Il risultato? Senza che ci fosse stata una qualche avvisaglia in quanto nelle precedenti riunioni del CdA i manager della società avevano descritto la situazione dell’azienda, con qualche problema ma dando ai membri del CdA l’impressione che la società fosse sotto controllo, nel settembre 2023 agli sbigottiti Consiglieri venne inopinatamente comunicata una perdita di bilancio di circa 100 milioni (in realtà 230 milioni nel bilancio 2023). La fine della storia? La Benetton si è poi risollevata ma nel frattempo ha nominato un nuovo Amministratore Delegato…
Questa vicenda suggerisce due considerazioni: la prima è che i manager, leader o non leader che siano, non possono ignorare le peculiarità dei prodotti, del mercato e dei clienti ove opera l’azienda che ha deciso di assumerli, fidando nelle loro precedenti esperienze, magari in società che operavano in un settore merceologico completamente differente.
La seconda considerazione è che un vero leader non può essere “Leader per sempre”, se esercita la sua leadership sempre allo stesso modo, qualunque sia la società ove è chiamato ad operare. Al contrario il leader per rispettare il suo ruolo deve essere anche in grado di comprendere le peculiarità dei singoli contesti in cui opera l’azienda in cui, nel tempo, è chiamato ad operare, pronto ad adattare di conseguenza il suo modo di interpretare la leadership.
Un Leader può forse essere “Leader per sempre”, ma sicuramente non può certo pretendere di esserlo sempre allo stesso modo, con lo stesso stile, lo stesso approccio, a prescindere dalle particolari circostanze in cui si trova ad esercitare la sua leadership e degli specifici obiettivi che deve raggiungere.

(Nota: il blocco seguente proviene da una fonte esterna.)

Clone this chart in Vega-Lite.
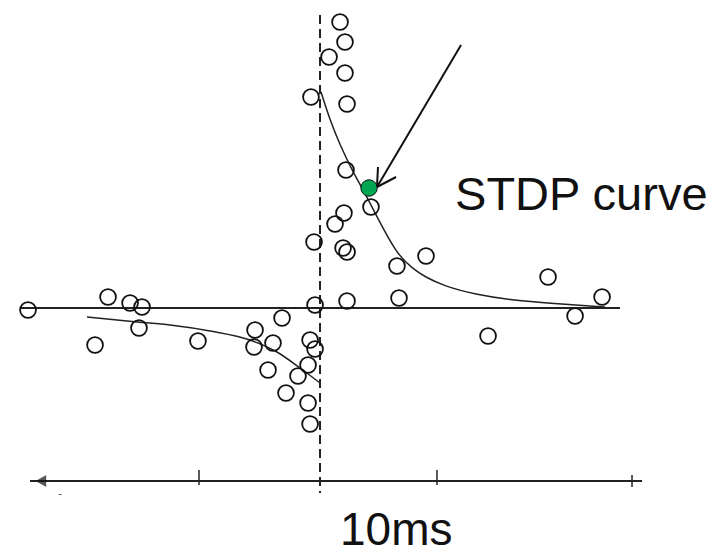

Marco Bianchi © 2025 – Tutti i diritti riservati
[1] “Abbiamo deciso noi e dovete attenervi”: le disavventure della Benetton”.
[2] Intervista di Luciano Benetton del 25 maggio 2024 concessa a Daniele Manca, vicedirettore del Corriere della Sera (“L’addio amaro di Luciano Benetton “sono stato tradito”. La denuncia: le verità dei bilanci nascoste dai manager”).